Task directions: Leaving out every picture, retype the lines below from the top through the one that contains "import seaborn as sns".

Dataset content:
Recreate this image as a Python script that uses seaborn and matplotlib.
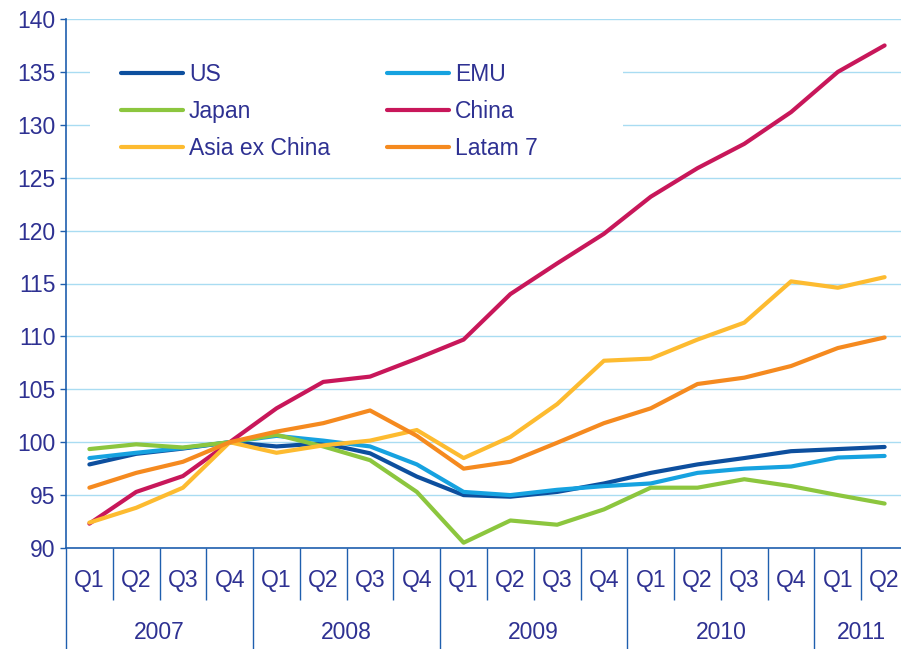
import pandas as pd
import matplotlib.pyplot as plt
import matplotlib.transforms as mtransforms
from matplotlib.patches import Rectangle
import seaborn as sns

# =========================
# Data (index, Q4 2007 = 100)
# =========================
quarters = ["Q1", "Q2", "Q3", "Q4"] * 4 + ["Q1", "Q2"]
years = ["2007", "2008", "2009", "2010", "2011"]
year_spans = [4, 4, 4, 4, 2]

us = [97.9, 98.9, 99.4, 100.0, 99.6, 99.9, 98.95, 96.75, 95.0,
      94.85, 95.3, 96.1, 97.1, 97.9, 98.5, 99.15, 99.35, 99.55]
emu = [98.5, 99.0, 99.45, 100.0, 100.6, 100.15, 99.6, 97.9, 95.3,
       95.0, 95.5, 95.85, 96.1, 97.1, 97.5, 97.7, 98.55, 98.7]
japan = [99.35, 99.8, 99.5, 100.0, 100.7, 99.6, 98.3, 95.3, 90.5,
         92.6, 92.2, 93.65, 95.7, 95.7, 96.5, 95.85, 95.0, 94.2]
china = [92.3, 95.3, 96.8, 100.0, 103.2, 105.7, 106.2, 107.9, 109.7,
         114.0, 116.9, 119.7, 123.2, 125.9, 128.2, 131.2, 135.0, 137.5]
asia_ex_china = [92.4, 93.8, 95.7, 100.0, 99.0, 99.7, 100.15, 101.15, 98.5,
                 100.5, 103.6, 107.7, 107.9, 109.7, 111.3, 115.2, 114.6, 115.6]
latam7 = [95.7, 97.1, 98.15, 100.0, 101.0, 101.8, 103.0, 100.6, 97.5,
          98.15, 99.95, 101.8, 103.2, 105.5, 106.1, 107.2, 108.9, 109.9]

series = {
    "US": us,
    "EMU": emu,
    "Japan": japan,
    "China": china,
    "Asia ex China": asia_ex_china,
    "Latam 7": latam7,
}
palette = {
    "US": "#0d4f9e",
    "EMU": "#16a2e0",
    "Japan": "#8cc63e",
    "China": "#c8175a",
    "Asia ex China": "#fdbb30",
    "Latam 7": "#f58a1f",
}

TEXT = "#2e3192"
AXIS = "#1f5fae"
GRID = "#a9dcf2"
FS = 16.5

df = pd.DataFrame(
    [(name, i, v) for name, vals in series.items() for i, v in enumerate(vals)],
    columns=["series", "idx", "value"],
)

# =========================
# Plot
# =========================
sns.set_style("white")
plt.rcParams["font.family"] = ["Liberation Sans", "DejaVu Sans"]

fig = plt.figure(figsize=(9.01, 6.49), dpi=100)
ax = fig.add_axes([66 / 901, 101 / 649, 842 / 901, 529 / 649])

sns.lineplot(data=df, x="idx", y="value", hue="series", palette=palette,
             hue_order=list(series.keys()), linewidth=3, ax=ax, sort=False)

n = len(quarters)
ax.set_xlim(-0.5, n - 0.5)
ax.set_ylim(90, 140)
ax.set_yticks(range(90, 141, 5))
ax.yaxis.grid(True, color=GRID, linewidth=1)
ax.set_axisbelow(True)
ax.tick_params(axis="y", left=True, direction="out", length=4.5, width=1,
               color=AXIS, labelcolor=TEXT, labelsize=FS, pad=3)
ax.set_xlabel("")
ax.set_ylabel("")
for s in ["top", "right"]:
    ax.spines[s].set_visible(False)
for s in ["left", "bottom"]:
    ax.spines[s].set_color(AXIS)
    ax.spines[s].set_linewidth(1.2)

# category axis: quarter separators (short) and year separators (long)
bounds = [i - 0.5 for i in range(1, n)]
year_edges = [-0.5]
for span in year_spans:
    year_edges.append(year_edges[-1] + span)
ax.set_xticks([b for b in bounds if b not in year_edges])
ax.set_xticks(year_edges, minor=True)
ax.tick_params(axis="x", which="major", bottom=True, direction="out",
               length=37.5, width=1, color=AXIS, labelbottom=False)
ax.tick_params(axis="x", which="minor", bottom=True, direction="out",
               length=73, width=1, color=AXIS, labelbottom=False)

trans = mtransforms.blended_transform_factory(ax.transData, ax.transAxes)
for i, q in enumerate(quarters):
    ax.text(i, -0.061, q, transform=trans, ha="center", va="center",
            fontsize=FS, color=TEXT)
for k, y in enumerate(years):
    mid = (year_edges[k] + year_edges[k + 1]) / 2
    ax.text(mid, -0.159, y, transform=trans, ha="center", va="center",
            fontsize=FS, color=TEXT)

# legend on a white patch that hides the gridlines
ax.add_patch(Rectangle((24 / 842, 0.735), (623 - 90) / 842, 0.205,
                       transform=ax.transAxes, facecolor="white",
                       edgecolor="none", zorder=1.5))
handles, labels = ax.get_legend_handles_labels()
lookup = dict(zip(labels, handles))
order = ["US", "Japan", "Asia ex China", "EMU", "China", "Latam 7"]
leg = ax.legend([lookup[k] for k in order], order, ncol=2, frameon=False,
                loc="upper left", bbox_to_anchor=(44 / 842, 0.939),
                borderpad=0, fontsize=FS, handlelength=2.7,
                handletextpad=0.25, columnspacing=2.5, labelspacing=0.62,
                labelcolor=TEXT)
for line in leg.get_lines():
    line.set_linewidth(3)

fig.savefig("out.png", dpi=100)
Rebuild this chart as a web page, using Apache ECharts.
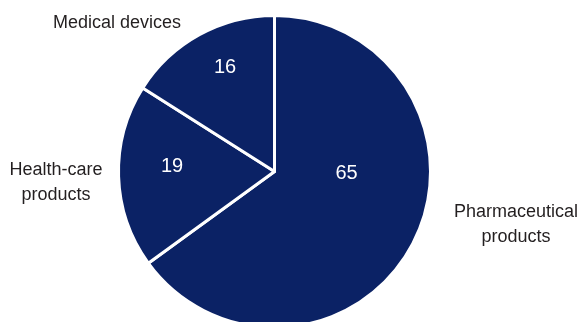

Reply:
Recreate this image as a Python script that uses seaborn and matplotlib.
import pandas as pd
import matplotlib.pyplot as plt
import matplotlib.transforms as mtransforms
from matplotlib.patches import Rectangle
import seaborn as sns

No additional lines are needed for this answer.